Granville Land Lab helps retain green-space as development moves across Licking County

Honeybees danced last year between thousands of goldenrod flowers in a 100-acre plot in Granville.

This place is the Ohio that once was. It’s land thick with native grasses, young maples, and cattail-rimmed wetlands. The native prairie immediately stands apart from central Ohio’s corn and soybean fields, many of which are giving way to housing, commercial, and industrial development.

If not for Granville Intermediate School sitting at the edge of the plot, the space would look entirely wild. Quite the opposite is true. From a flooded cornfield to a construction site, the land spent more than a century being torn apart before returning to its natural state — thanks to Granville students and a creative teacher.

A bee on a goldenrod in the Granville Land Lab. As farm fields give way to housing, commercial, and industrial development in Licking County, the 100-acre plot is an oasis.
A bee on a goldenrod in the Granville Land Lab.
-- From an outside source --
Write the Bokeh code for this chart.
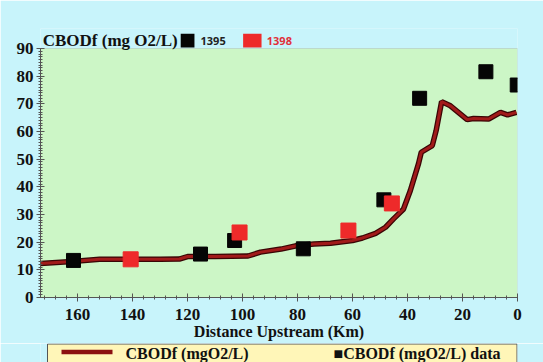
from bokeh.plotting import figure
from bokeh.layouts import column
from bokeh.models import Range1d, Label, BoxAnnotation, FixedTicker
from bokeh.core.properties import value
from bokeh.embed import file_html
from bokeh.resources import INLINE

# ---- data ----
line_km = [173.5, 162, 152, 140, 130, 123, 120, 110, 98, 93.5, 86, 80, 74, 68, 60, 56.4,
           51.6, 48, 45, 41.5, 39, 36, 35, 31, 29.6, 27.6, 24.4, 18.3, 16, 10.5, 6.2, 3.6, 0.4]
line_val = [12.3, 13.0, 13.8, 13.8, 13.8, 13.9, 14.8, 14.8, 15.0, 16.4, 17.5, 18.8, 19.3, 19.6,
            20.6, 21.5, 23.2, 25.4, 28.5, 31.9, 38.6, 48.4, 52.5, 54.9, 60.3, 70.8, 69.3, 64.3,
            64.7, 64.5, 66.9, 66.0, 66.9]
data1395_km = [161.5, 115.3, 102.9, 77.9, 48.6, 35.6, 11.5, 0.1]
data1395_val = [13.4, 15.7, 20.6, 17.6, 35.3, 72.0, 81.6, 76.8]
data1398_km = [140.7, 101.1, 61.5, 45.7]
data1398_val = [13.8, 23.5, 24.2, 34.0]
x_ticks = [0, 20, 40, 60, 80, 100, 120, 140, 160]
y_ticks = [0, 10, 20, 30, 40, 50, 60, 70, 80, 90]
legend_labels = ["CBODf (mgO2/L)", "\u25a0CBODf (mgO2/L) data"]
y_max = 90
x_max = 173.5

OUTER = "#c8f4fb"
PLOT_BG = "#ccf6c6"
LEGEND_BG = "#fff6b8"
LINE_DARK = "#3a0505"
LINE_RED = "#a11a1a"
SERIF = "Liberation Serif"
BORDER_L, BORDER_R = 40, 26

# frame extends a little above y=90 so the chart heading can sit there unclipped
p = figure(width=543, height=343, output_backend="svg", toolbar_location=None,
           x_range=Range1d(x_max, 0), y_range=Range1d(0, 97.23),
           min_border_left=BORDER_L, min_border_right=BORDER_R, min_border_top=28,
           min_border_bottom=46)
p.background_fill_color = OUTER
p.border_fill_color = OUTER
p.outline_line_color = None
p.grid.visible = False

# green plotting area 0..90
p.add_layout(BoxAnnotation(top=y_max, bottom=0, fill_color=PLOT_BG, fill_alpha=1,
                           line_color="#9a9a9a", line_width=1, level="underlay"))

for ax in (p.xaxis[0], p.yaxis[0]):
    ax.major_label_text_font = SERIF
    ax.major_label_text_font_style = "bold"
    ax.major_label_text_font_size = "17px"
    ax.major_label_text_color = "#111111"
    ax.axis_line_color = "#555555"
    ax.major_tick_line_color = "#555555"
    ax.minor_tick_line_color = "#555555"
    ax.major_tick_in = 4
    ax.major_tick_out = 4
    ax.minor_tick_in = 2
    ax.minor_tick_out = 2

p.xaxis[0].ticker = FixedTicker(ticks=x_ticks, minor_ticks=list(range(0, 174, 4)))
p.yaxis[0].ticker = FixedTicker(ticks=y_ticks, minor_ticks=list(range(0, 91, 1)))
p.yaxis[0].bounds = (0, y_max)
p.xaxis[0].major_label_standoff = 7
p.yaxis[0].major_label_standoff = 3
p.xaxis[0].axis_label = "Distance Upstream (Km)"
p.xaxis[0].axis_label_text_font = SERIF
p.xaxis[0].axis_label_text_font_style = "bold"
p.xaxis[0].axis_label_text_font_size = "16px"
p.xaxis[0].axis_label_text_color = "#111111"
p.xaxis[0].axis_label_standoff = 0

# model line
p.line(line_km, line_val, line_color=LINE_DARK, line_width=5.5)
p.line(line_km, line_val, line_color=LINE_RED, line_width=3)

# observed data
p.scatter(data1395_km, data1395_val, marker="square", size=14, fill_color="#050505", line_color="#050505")
p.scatter(data1398_km, data1398_val, marker="square", size=15, fill_color="#ee2a2a", line_color="#ee2a2a")

# heading with inline key
p.add_layout(Label(x=172.7, y=92.9, text="CBODf (mg O2/L)", text_font=SERIF, text_font_style="bold",
                   text_font_size="17px", text_baseline="middle", text_color="#111111"))
p.add_layout(BoxAnnotation(left=122.5, right=117.5, bottom=90.4, top=95.3,
                           fill_color="#050505", fill_alpha=1, line_color=None))
p.add_layout(Label(x=115.3, y=92.7, text="1395", text_font="Open Sans", text_font_style="bold",
                   text_font_size="11px", text_baseline="middle", text_color="#222222"))
p.add_layout(BoxAnnotation(left=99.8, right=93.1, bottom=90.4, top=95.3,
                           fill_color="#ee2a2a", fill_alpha=1, line_color=None))
p.add_layout(Label(x=91.2, y=92.7, text="1398", text_font="Open Sans", text_font_style="bold",
                   text_font_size="11px", text_baseline="middle", text_color="#e0303a"))

# ---- bottom legend strip (page-pixel coordinates; same side borders as the main plot) ----
f = figure(width=543, height=19, output_backend="svg", toolbar_location=None,
           x_range=Range1d(BORDER_L, 543 - BORDER_R), y_range=Range1d(362, 343),
           x_axis_location=None, y_axis_location=None,
           min_border_left=BORDER_L, min_border_right=BORDER_R, min_border_top=0,
           min_border_bottom=0)
f.background_fill_color = OUTER
f.border_fill_color = OUTER
f.outline_line_color = None
f.grid.visible = False
f.quad(left=[47], right=[516.5], top=[343.5], bottom=[380], fill_color=LEGEND_BG,
       line_color="#555555", line_width=1)
f.segment(x0=[61], y0=[351.5], x1=[112], y1=[351.5], line_color="#8b1010", line_width=4.5)
f.text(x=[125, 333], y=[353, 353], text=legend_labels, text_font=value(SERIF),
       text_font_style="bold", text_font_size="16px", text_baseline="middle",
       text_color="#111111")

layout = column(p, f, spacing=0)
open("out.html", "w").write(file_html(layout, INLINE))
As farm fields give way to housing, commercial, and industrial development in Licking County, the 100-acre plot is an oasis.

This circularity was not without effort. It’s easy to drive by the Granville Land Lab without realizing that high school seniors brainstormed the project, fourth graders planted the hickories, and, nearly a decade later, one of the first students involved in the project married her husband among the wildflowers she persuaded the school board to allow.

This conservation area, research field, community park and classroom is the largest K-12 outdoor education center in Ohio, according to its website. The Land Lab has grown to almost 100 acres since the first 43 acres were restored in 2014.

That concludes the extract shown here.